• [INSTRUCTION]: Set the data down again, exactly as it reads, but without the pictures.
-- start GIVEN DATA --
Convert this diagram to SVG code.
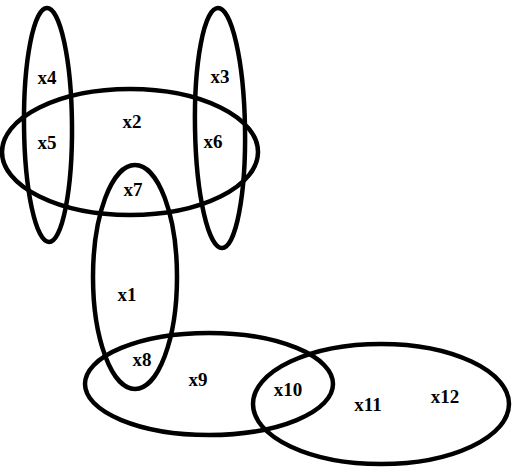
<svg xmlns="http://www.w3.org/2000/svg" width="518" height="472" viewBox="0 0 518 472">
<style>
.e{fill:none;stroke:#000;stroke-width:4.5}
.t{font-family:"Liberation Serif",serif;font-weight:bold;font-size:19px;text-anchor:middle;fill:#000}
</style>
<rect width="518" height="472" fill="#fff"/>
<g id="edges">
<ellipse id="eA" class="e" cx="48" cy="125" rx="24" ry="117" transform="rotate(-0.5 48 125)"/>
<ellipse id="eB" class="e" cx="220" cy="128" rx="25" ry="120" transform="rotate(-1 220 128)"/>
<ellipse id="eC" class="e" cx="130" cy="152" rx="128" ry="63"/>
<ellipse id="eD" class="e" cx="135" cy="277" rx="42" ry="112"/>
<ellipse id="eE" class="e" cx="209" cy="384" rx="124" ry="51"/>
<ellipse id="eF" class="e" cx="381" cy="404" rx="128" ry="60"/>
</g>
<g id="n4"><text class="t" x="47" y="84">x4</text></g>
<g id="n3"><text class="t" x="220" y="83">x3</text></g>
<g id="n2"><text class="t" x="132" y="128">x2</text></g>
<g id="n5"><text class="t" x="47" y="149">x5</text></g>
<g id="n6"><text class="t" x="213" y="148">x6</text></g>
<g id="n7"><text class="t" x="133" y="196">x7</text></g>
<g id="n1"><text class="t" x="127" y="301">x1</text></g>
<g id="n8"><text class="t" x="142" y="366">x8</text></g>
<g id="n9"><text class="t" x="198" y="386">x9</text></g>
<g id="n10"><text class="t" x="288" y="396">x10</text></g>
<g id="n11"><text class="t" x="368" y="411">x11</text></g>
<g id="n12"><text class="t" x="445" y="403">x12</text></g>
</svg>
-- end GIVEN DATA --
• [SOLUTION]:
Convert this diagram to SVG code.
<svg xmlns="http://www.w3.org/2000/svg" width="518" height="472" viewBox="0 0 518 472">
<style>
.e{fill:none;stroke:#000;stroke-width:4.5}
.t{font-family:"Liberation Serif",serif;font-weight:bold;font-size:19px;text-anchor:middle;fill:#000}
</style>
<rect width="518" height="472" fill="#fff"/>
<g id="edges">
<ellipse id="eA" class="e" cx="48" cy="125" rx="24" ry="117" transform="rotate(-0.5 48 125)"/>
<ellipse id="eB" class="e" cx="220" cy="128" rx="25" ry="120" transform="rotate(-1 220 128)"/>
<ellipse id="eC" class="e" cx="130" cy="152" rx="128" ry="63"/>
<ellipse id="eD" class="e" cx="135" cy="277" rx="42" ry="112"/>
<ellipse id="eE" class="e" cx="209" cy="384" rx="124" ry="51"/>
<ellipse id="eF" class="e" cx="381" cy="404" rx="128" ry="60"/>
</g>
<g id="n4"><text class="t" x="47" y="84">x4</text></g>
<g id="n3"><text class="t" x="220" y="83">x3</text></g>
<g id="n2"><text class="t" x="132" y="128">x2</text></g>
<g id="n5"><text class="t" x="47" y="149">x5</text></g>
<g id="n6"><text class="t" x="213" y="148">x6</text></g>
<g id="n7"><text class="t" x="133" y="196">x7</text></g>
<g id="n1"><text class="t" x="127" y="301">x1</text></g>
<g id="n8"><text class="t" x="142" y="366">x8</text></g>
<g id="n9"><text class="t" x="198" y="386">x9</text></g>
<g id="n10"><text class="t" x="288" y="396">x10</text></g>
<g id="n11"><text class="t" x="368" y="411">x11</text></g>
<g id="n12"><text class="t" x="445" y="403">x12</text></g>
</svg>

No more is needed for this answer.